This way you would trade in a null-byte-terminated variable length string for es...

selfhoster11 · on March 5, 2021

Unicode does variable length bit strings too, so I'm not a visionary or anything. It would be safer for no other reason than that such a pattern could only occur at the start of the string, with zero special handling, while a null could occur anywhere in a zero-terminated string.

pertymcpert · on March 4, 2021

This is just the LEB128 format, which is used commonly used and I don't think there's any serious problems with it.

selfhoster11 · on March 5, 2021

Interesting. Thank you for sharing this!

ascar · on March 4, 2021

At least you don't have (obvious) performance problems with it, because you will effectively never need more than 9 (usually 2 or 3) of these bytes.

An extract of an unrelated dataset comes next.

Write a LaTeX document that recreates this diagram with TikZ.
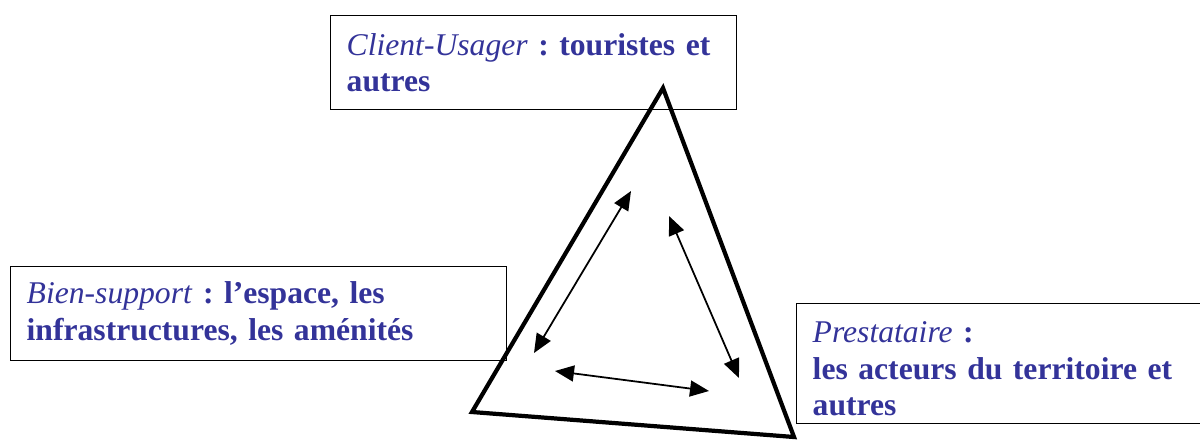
\documentclass[tikz,border=0pt]{standalone}
\usepackage{fontspec}
\setmainfont{Liberation Serif}
\usetikzlibrary{arrows.meta}
\frenchspacing
\definecolor{poleblue}{RGB}{51,51,153}
\tikzstyle{arrow} = [line width=1pt,{Triangle[length=3.8mm,width=3.2mm]}-{Triangle[length=3.8mm,width=3.2mm]}]
\tikzset{pole/.style={draw=black,line width=0.8pt,anchor=north west,align=left,inner xsep=0.32cm,inner ysep=0pt,text=poleblue,font=\fontsize{18}{21}\selectfont\bfseries}}

\begin{document}
\begin{tikzpicture}[x=0.02cm,y=-0.02cm]
    \useasboundingbox (0,0) rectangle (1200,440);

    % the three poles
    \node [pole, text width=7.48cm, minimum height=1.88cm] (client) at (330,15) {\textmd{\textit{Client-Usager}} : touristes et\\autres};
    \node [pole, text width=9.28cm, minimum height=1.88cm] (bien) at (10,266) {\textmd{\textit{Bien-support}} : l’espace, les\\infrastructures, les aménités};
    \node [pole, text width=7.54cm, minimum height=2.4cm] (prestataire) at (796,303) {\rule{0pt}{0.62cm}\textmd{\textit{Prestataire}} :\\les acteurs du territoire et\\autres};

    % triangle
    \coordinate (apex) at (663,88);
    \coordinate (left) at (472,412);
    \coordinate (right) at (794,437);
    \draw [line width=2.4pt, line join=miter] (apex) -- (left) -- (right) -- cycle;

    % exchanges
    \coordinate (a1) at (631,191);
    \coordinate (b1) at (534,353);
    \coordinate (a2) at (669,216);
    \coordinate (b2) at (739,378);
    \coordinate (a3) at (555,371);
    \coordinate (b3) at (709,391);
    \draw [arrow] (a1) -- (b1);
    \draw [arrow] (a2) -- (b2);
    \draw [arrow] (a3) -- (b3);
\end{tikzpicture}
\end{document}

But sure on modern 64 bit systems just using a 64 bit integer makes much more sense. On a small embedded 8 bit oder 16 bit microcontroller it might make sense.

selfhoster11 · on March 5, 2021

You are correct, I was trying to show that such a scheme was practical even in the early 1980s when zero-termination was beginning to dominate. This could well be used on 64-bit systems (just with a larger word size than a byte), though the utility of such a thing is questionable.

konjin · on March 5, 2021

In a toy language I once wrote I got around that by encoding binary values as quaternary values and using a ternary system on top of that with a termination character: 11 = 1; 01 = 0; 00 = end; 10 was unused.

Having truly unbounded integers was rather fun. Of course performance was abysmal.